*DESCRIPTION OF THE TASK:*
Spot each line that carries the word "matplotlib"; copy those lines.

*SOURCE EXCERPT:*

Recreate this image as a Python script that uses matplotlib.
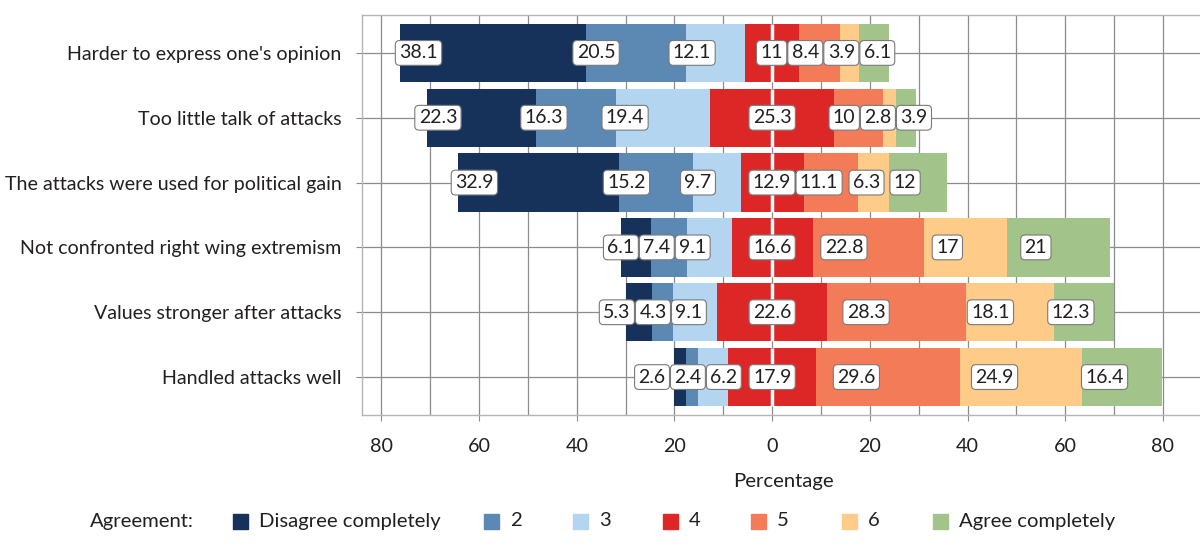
import matplotlib.pyplot as plt
from matplotlib.patches import Rectangle
import numpy as np

plt.rcParams['font.family'] = ['Lato', 'DejaVu Sans']

categories = ["Harder to express one's opinion",
              "Too little talk of attacks",
              "The attacks were used for political gain",
              "Not confronted right wing extremism",
              "Values stronger after attacks",
              "Handled attacks well"]
levels = ["Disagree completely", "2", "3", "4", "5", "6", "Agree completely"]

disagree = [38.1, 22.3, 32.9, 6.1, 5.3, 2.6]
two = [20.5, 16.3, 15.2, 7.4, 4.3, 2.4]
three = [12.1, 19.4, 9.7, 9.1, 9.1, 6.2]
four = [11, 25.3, 12.9, 16.6, 22.6, 17.9]
five = [8.4, 10, 11.1, 22.8, 28.3, 29.6]
six = [3.9, 2.8, 6.3, 17, 18.1, 24.9]
agree = [6.1, 3.9, 12, 21, 12.3, 16.4]

colors = ['#17325a', '#5b89b4', '#b4d5f0', '#dd2727', '#f47b57', '#fecb88', '#a2c38a']
text_col = '#231f20'
grid_col = '#8c8c8c'

W, H = 1200, 548
fig = plt.figure(figsize=(W / 100, H / 100), dpi=100)
ax = fig.add_axes([362.3 / W, 1 - 415 / H, (1205 - 362.3) / W, 400 / H])

vals = np.array([disagree, two, three, four, five, six, agree])
ypos = np.arange(len(categories))[::-1] + 1.0

# diverging stack, level 4 split around zero
half = vals[3] / 2
lefts = np.zeros_like(vals)
lefts[3] = -half
lefts[2] = -half - vals[2]
lefts[1] = lefts[2] - vals[1]
lefts[0] = lefts[1] - vals[0]
lefts[4] = half
lefts[5] = lefts[4] + vals[4]
lefts[6] = lefts[5] + vals[5]

bh = 0.9
for k in range(7):
    ax.barh(ypos, vals[k], left=lefts[k], height=bh, color=colors[k],
            linewidth=0, zorder=2)
ax.vlines(np.zeros_like(ypos), ypos - bh / 2, ypos + bh / 2, colors='white', lw=2.5, zorder=3)

ax.set_xlim(-83.9, 88.6)
ax.set_ylim(0.415, 6.585)

# label anchors
anchors = np.zeros_like(vals)
for k in range(3):
    anchors[k] = lefts[k] + 0.1 * vals[k]
for k in range(4, 7):
    anchors[k] = lefts[k] + 0.28 * vals[k]

fs_lab = 14
pad = 0.2
texts = {}
for k in range(7):
    for i in range(len(categories)):
        v = vals[k, i]
        s = ('%g' % v)
        texts[(k, i)] = ax.text(anchors[k, i], ypos[i], s, ha='center', va='center',
                                fontsize=fs_lab, color=text_col, zorder=5,
                                bbox=dict(boxstyle='round,pad=%g,rounding_size=0.22' % pad,
                                          fc='white', ec='#7a7a7a', lw=0.8))

fig.canvas.draw()
r = fig.canvas.get_renderer()
px_per_unit = ax.get_window_extent().width / (88.6 + 83.9)
pad_px = 2 * pad * fs_lab * 100 / 72
gap = 1.0 / px_per_unit

# simple 1d repel inside each row
for i in range(len(categories)):
    xs = anchors[:, i].copy()
    ws = np.array([(texts[(k, i)].get_window_extent(r).width + pad_px) / px_per_unit
                   for k in range(7)])
    for it in range(300):
        order = np.argsort(xs)
        moved = False
        for a, b in zip(order[:-1], order[1:]):
            ov = (xs[a] + ws[a] / 2 + gap) - (xs[b] - ws[b] / 2)
            if ov > 1e-4:
                xs[a] -= ov / 2
                xs[b] += ov / 2
                moved = True
        if not moved:
            break
    for k in range(7):
        texts[(k, i)].set_x(xs[k])

ticks = np.arange(-80, 81, 20)
ax.set_xticks(ticks)
ax.set_xticklabels([str(abs(t)) for t in ticks])
ax.set_xticks(np.arange(-80, 81, 10), minor=True)
ax.set_yticks(ypos)
ax.set_yticklabels(categories)
ax.tick_params(axis='x', which='major', length=4.3, width=0.8, color=grid_col,
               labelsize=14.2, labelcolor=text_col, pad=12)
ax.tick_params(axis='x', which='minor', length=0)
ax.tick_params(axis='y', length=4.3, width=0.8, color=grid_col,
               labelsize=14.1, labelcolor=text_col, pad=10.5)
ax.grid(which='both', axis='x', color=grid_col, lw=0.9, zorder=0)
ax.grid(which='major', axis='y', color=grid_col, lw=0.9, zorder=0)
ax.set_axisbelow(True)
for sp in ['left', 'top', 'bottom']:
    ax.spines[sp].set_color('#b5b5b5')
    ax.spines[sp].set_linewidth(1)
ax.spines['right'].set_visible(False)

ax.set_xlabel('Percentage', fontsize=14.6, color=text_col, labelpad=13)

# legend along the bottom
ly = 1 - 521 / H
fig.text(89.5 / W, ly, 'Agreement:', fontsize=14.6, color=text_col, va='center', ha='left')
patch_x = [233, 484, 573, 662.6, 751, 842, 933]
for k in range(7):
    fig.patches.append(Rectangle((patch_x[k] / W, ly - 7.5 / H), 15 / W, 15 / H,
                                 transform=fig.transFigure, color=colors[k]))
    fig.text((patch_x[k] + 26) / W, ly, levels[k], fontsize=14.6, color=text_col,
             va='center', ha='left')

fig.savefig('out.png', dpi=100)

*SOLUTION FOR THIS PROBLEM:*
Recreate this image as a Python script that uses matplotlib.
import matplotlib.pyplot as plt
from matplotlib.patches import Rectangle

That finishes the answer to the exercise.